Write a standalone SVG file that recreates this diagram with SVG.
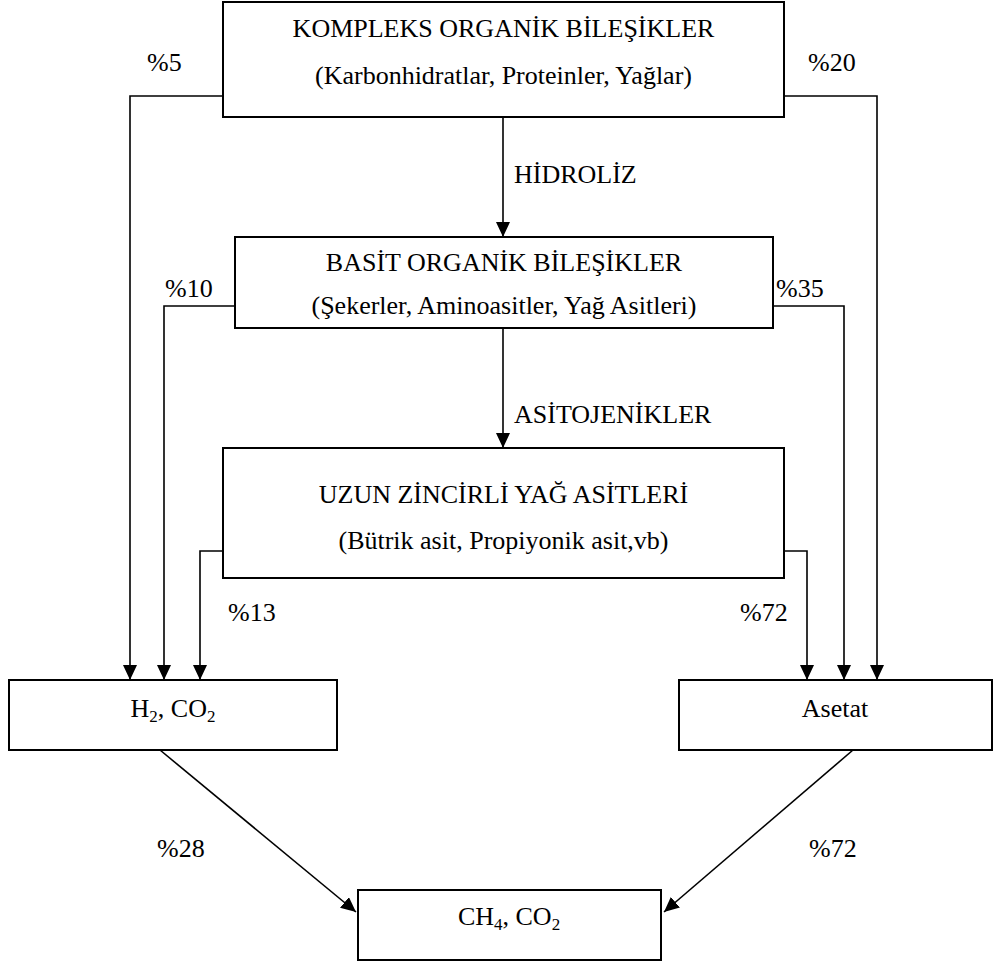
<svg xmlns="http://www.w3.org/2000/svg" width="1002" height="963" viewBox="0 0 1002 963">
<style>
.box{fill:#fff;stroke:#000;stroke-width:2}
.t{font-size:26px;fill:#000}
.c{text-anchor:middle}
.ln{fill:none;stroke:#000;stroke-width:1.6}
</style>
<defs>
<marker id="ah" markerUnits="userSpaceOnUse" markerWidth="16" markerHeight="14" refX="15" refY="7" orient="auto">
<path d="M0,0 L15,7 L0,14 z" fill="#000"/>
</marker>
</defs>
<rect width="1002" height="963" fill="#fff"/>
<g id="connectors" font-family="'Liberation Serif', 'Times New Roman', Tinos, 'DejaVu Serif', serif">
<polyline class="ln" points="223,96 130,96 130,680" marker-end="url(#ah)"/>
<polyline class="ln" points="235,306 164,306 164,680" marker-end="url(#ah)"/>
<polyline class="ln" points="223,551 200,551 200,680" marker-end="url(#ah)"/>
<polyline class="ln" points="784,96 877,96 877,680" marker-end="url(#ah)"/>
<polyline class="ln" points="773,306 844,306 844,680" marker-end="url(#ah)"/>
<polyline class="ln" points="784,551 807,551 807,680" marker-end="url(#ah)"/>
<line class="ln" x1="503" y1="117" x2="503" y2="237" marker-end="url(#ah)"/>
<line class="ln" x1="503" y1="328" x2="503" y2="448" marker-end="url(#ah)"/>
<line class="ln" x1="160" y1="750" x2="356" y2="912" marker-end="url(#ah)"/>
<line class="ln" x1="853" y1="750" x2="664" y2="912" marker-end="url(#ah)"/>
<text class="t" x="147" y="71">%5</text>
<text class="t" x="808" y="71">%20</text>
<text class="t" x="514" y="183">HİDROLİZ</text>
<text class="t" x="165" y="297">%10</text>
<text class="t" x="776" y="297">%35</text>
<text class="t" x="514" y="423">ASİTOJENİKLER</text>
<text class="t" x="228" y="621">%13</text>
<text class="t" x="740" y="621">%72</text>
<text class="t" x="157" y="857">%28</text>
<text class="t" x="809" y="857">%72</text>
</g>
<g id="kompleks" font-family="'Liberation Serif', 'Times New Roman', Tinos, 'DejaVu Serif', serif">
<rect class="box" x="223" y="2" width="561" height="115"/>
<text class="t c" x="503.5" y="37">KOMPLEKS ORGANİK BİLEŞİKLER</text>
<text class="t c" x="503.5" y="84">(Karbonhidratlar, Proteinler, Yağlar)</text>
</g>
<g id="basit" font-family="'Liberation Serif', 'Times New Roman', Tinos, 'DejaVu Serif', serif">
<rect class="box" x="235" y="237" width="538" height="91"/>
<text class="t c" x="504" y="271">BASİT ORGANİK BİLEŞİKLER</text>
<text class="t c" x="504" y="314">(Şekerler, Aminoasitler, Yağ Asitleri)</text>
</g>
<g id="uzun" font-family="'Liberation Serif', 'Times New Roman', Tinos, 'DejaVu Serif', serif">
<rect class="box" x="223" y="448" width="561" height="130"/>
<text class="t c" x="503.5" y="503">UZUN ZİNCİRLİ YAĞ ASİTLERİ</text>
<text class="t c" x="503.5" y="549">(Bütrik asit, Propiyonik asit,vb)</text>
</g>
<g id="h2co2" font-family="'Liberation Serif', 'Times New Roman', Tinos, 'DejaVu Serif', serif">
<rect class="box" x="9" y="680" width="328" height="70"/>
<text class="t c" x="173" y="717">H<tspan font-size="17" dy="5">2</tspan><tspan dy="-5">, CO</tspan><tspan font-size="17" dy="5">2</tspan></text>
</g>
<g id="asetat" font-family="'Liberation Serif', 'Times New Roman', Tinos, 'DejaVu Serif', serif">
<rect class="box" x="679" y="680" width="313" height="70"/>
<text class="t c" x="835" y="717">Asetat</text>
</g>
<g id="ch4co2" font-family="'Liberation Serif', 'Times New Roman', Tinos, 'DejaVu Serif', serif">
<rect class="box" x="358" y="890" width="303" height="70"/>
<text class="t c" x="509" y="925">CH<tspan font-size="17" dy="5">4</tspan><tspan dy="-5">, CO</tspan><tspan font-size="17" dy="5">2</tspan></text>
</g>
</svg>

· · · · ·

*Problem details:* Skip every picture and transcribe the data above exactly.

*Correct result:*
Write a standalone SVG file that recreates this diagram with SVG.
<svg xmlns="http://www.w3.org/2000/svg" width="1002" height="963" viewBox="0 0 1002 963">
<style>
.box{fill:#fff;stroke:#000;stroke-width:2}
.t{font-size:26px;fill:#000}
.c{text-anchor:middle}
.ln{fill:none;stroke:#000;stroke-width:1.6}
</style>
<defs>
<marker id="ah" markerUnits="userSpaceOnUse" markerWidth="16" markerHeight="14" refX="15" refY="7" orient="auto">
<path d="M0,0 L15,7 L0,14 z" fill="#000"/>
</marker>
</defs>
<rect width="1002" height="963" fill="#fff"/>
<g id="connectors" font-family="'Liberation Serif', 'Times New Roman', Tinos, 'DejaVu Serif', serif">
<polyline class="ln" points="223,96 130,96 130,680" marker-end="url(#ah)"/>
<polyline class="ln" points="235,306 164,306 164,680" marker-end="url(#ah)"/>
<polyline class="ln" points="223,551 200,551 200,680" marker-end="url(#ah)"/>
<polyline class="ln" points="784,96 877,96 877,680" marker-end="url(#ah)"/>
<polyline class="ln" points="773,306 844,306 844,680" marker-end="url(#ah)"/>
<polyline class="ln" points="784,551 807,551 807,680" marker-end="url(#ah)"/>
<line class="ln" x1="503" y1="117" x2="503" y2="237" marker-end="url(#ah)"/>
<line class="ln" x1="503" y1="328" x2="503" y2="448" marker-end="url(#ah)"/>
<line class="ln" x1="160" y1="750" x2="356" y2="912" marker-end="url(#ah)"/>
<line class="ln" x1="853" y1="750" x2="664" y2="912" marker-end="url(#ah)"/>
<text class="t" x="147" y="71">%5</text>
<text class="t" x="808" y="71">%20</text>
<text class="t" x="514" y="183">HİDROLİZ</text>
<text class="t" x="165" y="297">%10</text>
<text class="t" x="776" y="297">%35</text>
<text class="t" x="514" y="423">ASİTOJENİKLER</text>
<text class="t" x="228" y="621">%13</text>
<text class="t" x="740" y="621">%72</text>
<text class="t" x="157" y="857">%28</text>
<text class="t" x="809" y="857">%72</text>
</g>
<g id="kompleks" font-family="'Liberation Serif', 'Times New Roman', Tinos, 'DejaVu Serif', serif">
<rect class="box" x="223" y="2" width="561" height="115"/>
<text class="t c" x="503.5" y="37">KOMPLEKS ORGANİK BİLEŞİKLER</text>
<text class="t c" x="503.5" y="84">(Karbonhidratlar, Proteinler, Yağlar)</text>
</g>
<g id="basit" font-family="'Liberation Serif', 'Times New Roman', Tinos, 'DejaVu Serif', serif">
<rect class="box" x="235" y="237" width="538" height="91"/>
<text class="t c" x="504" y="271">BASİT ORGANİK BİLEŞİKLER</text>
<text class="t c" x="504" y="314">(Şekerler, Aminoasitler, Yağ Asitleri)</text>
</g>
<g id="uzun" font-family="'Liberation Serif', 'Times New Roman', Tinos, 'DejaVu Serif', serif">
<rect class="box" x="223" y="448" width="561" height="130"/>
<text class="t c" x="503.5" y="503">UZUN ZİNCİRLİ YAĞ ASİTLERİ</text>
<text class="t c" x="503.5" y="549">(Bütrik asit, Propiyonik asit,vb)</text>
</g>
<g id="h2co2" font-family="'Liberation Serif', 'Times New Roman', Tinos, 'DejaVu Serif', serif">
<rect class="box" x="9" y="680" width="328" height="70"/>
<text class="t c" x="173" y="717">H<tspan font-size="17" dy="5">2</tspan><tspan dy="-5">, CO</tspan><tspan font-size="17" dy="5">2</tspan></text>
</g>
<g id="asetat" font-family="'Liberation Serif', 'Times New Roman', Tinos, 'DejaVu Serif', serif">
<rect class="box" x="679" y="680" width="313" height="70"/>
<text class="t c" x="835" y="717">Asetat</text>
</g>
<g id="ch4co2" font-family="'Liberation Serif', 'Times New Roman', Tinos, 'DejaVu Serif', serif">
<rect class="box" x="358" y="890" width="303" height="70"/>
<text class="t c" x="509" y="925">CH<tspan font-size="17" dy="5">4</tspan><tspan dy="-5">, CO</tspan><tspan font-size="17" dy="5">2</tspan></text>
</g>
</svg>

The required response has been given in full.